That Girl
Originally performed in 1997, Martin Crimp’s Attempts on Her Life is subtitled "17 scenarios for the theatre" is a play text that does not allocate specific lines to any particular speaker (as does the text of Mark Ravenhill’s Swimming Pool, no water which will be unveiled at Red Stitch in June). The scenarios are discussions about and descriptions of an enigmatic woman, Anne, Annie or Anja, her correct name is as elusive as her true profession or her creator's prose. As well as not assigning the dialogue to any one or more actors, Crimp does not indicate a time or places. As is done with ambiguous dialogue in actor’s training exercises, the director and performers make a theatrical interpretation. It is fascinating to read how other directors have tackled the elusive play and pleasant to think that, as performed here, how satisfying this production is. The actors and director are so on top on things that they take it further and ensure that it is entertaining at every minute as it is challenging. Watching, just as performing material like this is a kind of projective exercise not unlike the most famous of projective techniques, the Rorschach, where the viewer creates a meaning from an ambiguous visual stimulus in order to, in turn, creates a picture of their personality.
Crimp’s scenarios have inadvertently become a projective test uncovering the biggest global anxiety of the new millennium, post 9/11, terrorism. The scenarios provide a blueprint to create a picture of a woman who may have been a terrorist, a porn actor or tour guide, maybe a terrorist masquerading as a tour guide.
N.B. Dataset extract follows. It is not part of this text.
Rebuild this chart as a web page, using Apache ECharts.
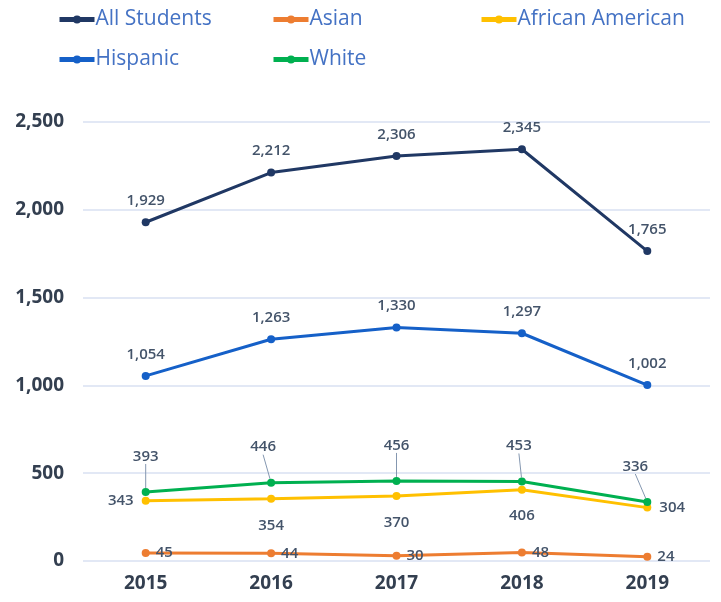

Other scenarios offer her as an artist. Maybe the attempts on her life were due to her political allegiances or maybe they were self inflicted, like the porn appearances, as an intense artistic statement.
Director Susie Dee has located the play in a place where the effects of 9/11 are most commonly felt, an airport lounge (or is it an airport lounge? maybe another post 9/11 hot-spot like a tube station, maybe I’m just projecting!). The text is divided between twelve actors who have done wonders in absorbing it into scene and shape shifting experiences through speech and a subtle sound design. Crimp's writing, while seeming to invalidate any drama, is richly poetic whether describing an ashtray or a slit wrist and the actors make them into arcs of meaning, like a musical phrase or overlap words or lines or establish subtle rhythms that float the words across the three sides of the acting space used for most of the performance. The story may never resolve itself but Dee gives it a satisfying cyclic structure, returning everyone to their positions at the beginning. The actors eschew falling into characterisation but adopt a manner that is either explaining to each other the nature of the elusive woman as a way of setting a premise to hang the unravelling of the text on. As the play progresses it departs from that convention. With each scenario the cast evoke a number of theatrical forms harking back to the very earliest with the chorus familiar from Greek drama. Other forms are evoked as well in delivering the text, from communal church congregations or a United Nations Gathering where the speech is translated into French, or a pop song or the modern intimacy of a video diary (done Blair Witch Project style). At the plays centre the text even supports an argument about the nature of art and, no doubt planted by Crimp for exactly that purpose, the “redundancy” of traditional theatrical dialogue. Just as Dee uses theatrical forms from across history up on the stage, we in the audience are transported back to a kind of penny groundling experience at an Elizabethan theatre. Sitting in office chairs (appropriately borrowed from the Psych. Dept.) at roughly eye level to the surface of the stage we can swivel our attention from the left to the right or any one of the four sides of the room used in this production. Even before the play proper begins you could be forgiven for thinking you were at one of the best planned stagings at Malthouse. The acting is as sophisticated as the text and the design, lighting and sound design is as imaginative as any of the professional stagings of this challenging work.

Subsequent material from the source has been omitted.